Я уже упоминала, что примечательным свойством нашего детства является его необычная продолжительность, если сравнить человека с другими биологическими видами. Мы не можем вечно оставаться детьми и жить в Нетландии Питера Пэна, но период между отлучением от груди и пубертатом у нас очень долог. Сложность человеческого мозга требует времени для его полного развития. Бóльшую часть этого периода мы проводим, оттачивая новые, более совершенные навыки социального общения.

Все начинается с периода между пятью и семью годами, когда когнитивные способности ребенка становятся более изощренными и сложными. В теории, созданной швейцарским психологом Жаном Пиаже, этот период увязывается с фазой, когда дети переходят от конкретного взгляда на мир к способности мыслить логически (сам Пиаже назвал это «операциональным мышлением»). Например, пятилетний ребенок может не понимать, что его мама одновременно является сестрой его тети, а семилетний ребенок прекрасно это понимает. Другие мыслители, такие как Зигмунд Фрейд и Лев Выготский, также усматривали когнитивный поворотный пункт примерно в этом возрасте. Одним из важнейших его признаков является усовершенствование языковых способностей, что дает ребенку массу новых социальных возможностей.

Даже за рамками психологии во многих культурах издавна считали, что дитя вступает в «возраст разума» примерно по достижении семи лет[165]. Неслучайно именно с этого возраста начинается формальное школьное обучение, а в обществах охотников-собирателей дети наделяются ответственностью. По мере того как ребенок выходит за пределы семьи и отдаляется от тех, кто осуществлял первичную заботу о нем, расширяется сеть его отношений. Он знакомится с другими детьми; продолжительность времени, проводимого со сверстниками, утраивается. Группы ровесников расширяются, становятся более многочисленными. Взрослые все меньше вмешиваются во взаимоотношения детей. Дети начинают уделять больше внимания и придавать больше значения тому, как к ним относятся их друзья. Все это – часть необходимого процесса развития ребенка. На его ранней стадии первичными действующими лицами социализации являются родители, но затем их роль становится ограниченной. Отношения с родителями излишне вертикальные и неравные, что не позволяет детям обучиться всему, что необходимо для полноценной социализации. Родные братья и сестры помогают социализации, но отношения с ними окрашены определенным соперничеством. Когда дети приходят в школу, они сталкиваются с горизонтальными отношениями[166]. В этом окружении детям приходится учиться сотрудничеству, взаимности и лояльности, а кроме того, они начинают понимать, что значит быть достойным доверия. Учатся они этому в дружеских отношениях, в дружбе.

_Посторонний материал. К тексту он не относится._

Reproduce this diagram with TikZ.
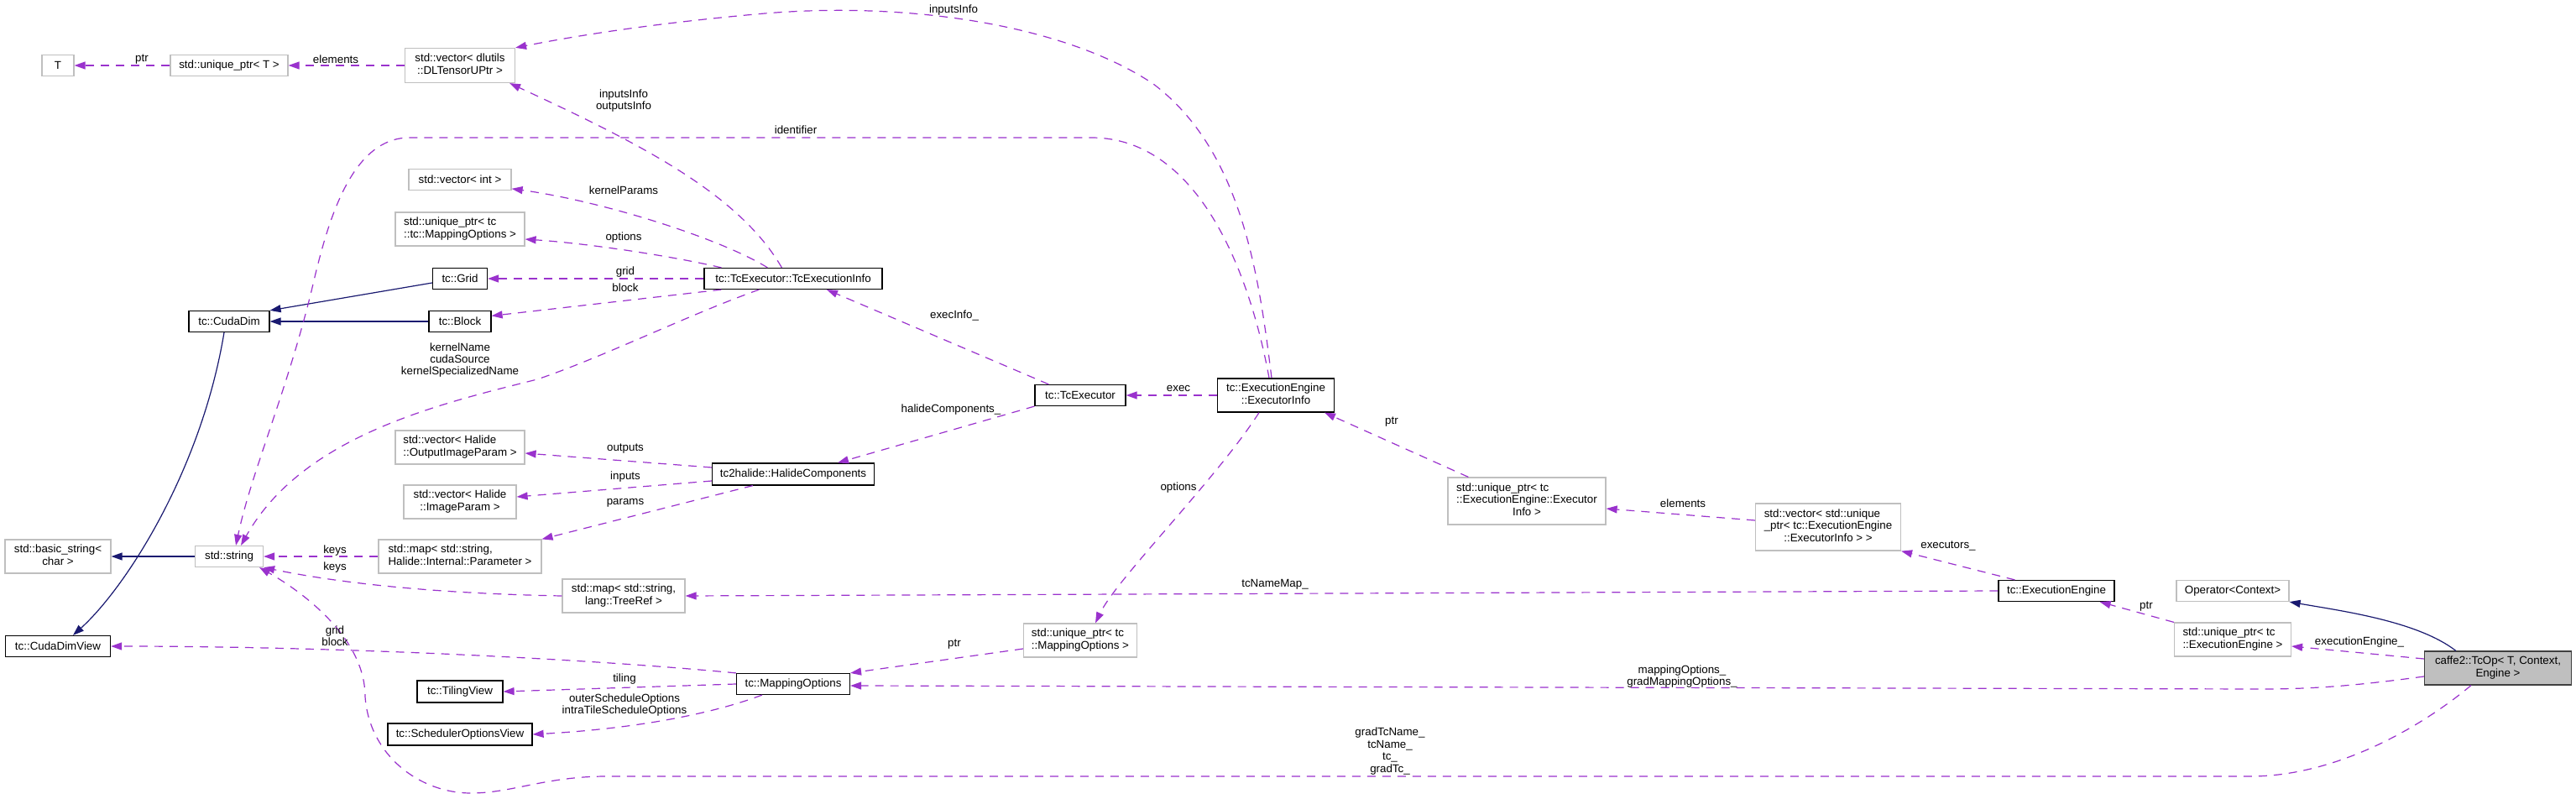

Однажды трехлетняя девочка описала мне двух своих друзей из детского сада. Одного она назвала своим «лучшим другом», а второго – «худшим другом». Немного расспросив ее, я поняла, что ей совсем не нравился мальчик, которого она назвала «худшим другом». Вероятно, она просто не знала, как еще можно его назвать. Тем не менее дошкольники понимают, что хорошего в дружбе. Когда их просят определить, кто такой друг, они сразу же выдают три наблюдения: «Друг играет со мной», «Друг делится со мной», «Друг не бьет меня»[167]. Я говорю сейчас устами младенцев. Совместная игра, способность делиться и отсутствие драчливости – эти критерии отражают весьма конкретное мышление маленьких детей. Все перечисленные действия – распознаваемые, доступные чувственному наблюдению – можно назвать просоциальным поведением, поскольку они произвольны и направлены на доставление блага другим.

Со временем надежды, возлагаемые детьми на друзей, становятся менее физическими и более относительными и абстрактными, но фундаментально, если копнуть глубже, основа дружбы остается прежней[168]. В подростковом и юношеском возрасте игра превращается в совместное времяпрепровождение, способность делиться – в способность помогать. Лояльность и интимность делаются главным требованием, особенно в отношениях лучших друзей. Друзья становятся важным источником оценки и помощи, и сами дети тоже учатся оказывать поддержку, то есть у них появляются качества, которые они не склонны проявлять в отношении родителей.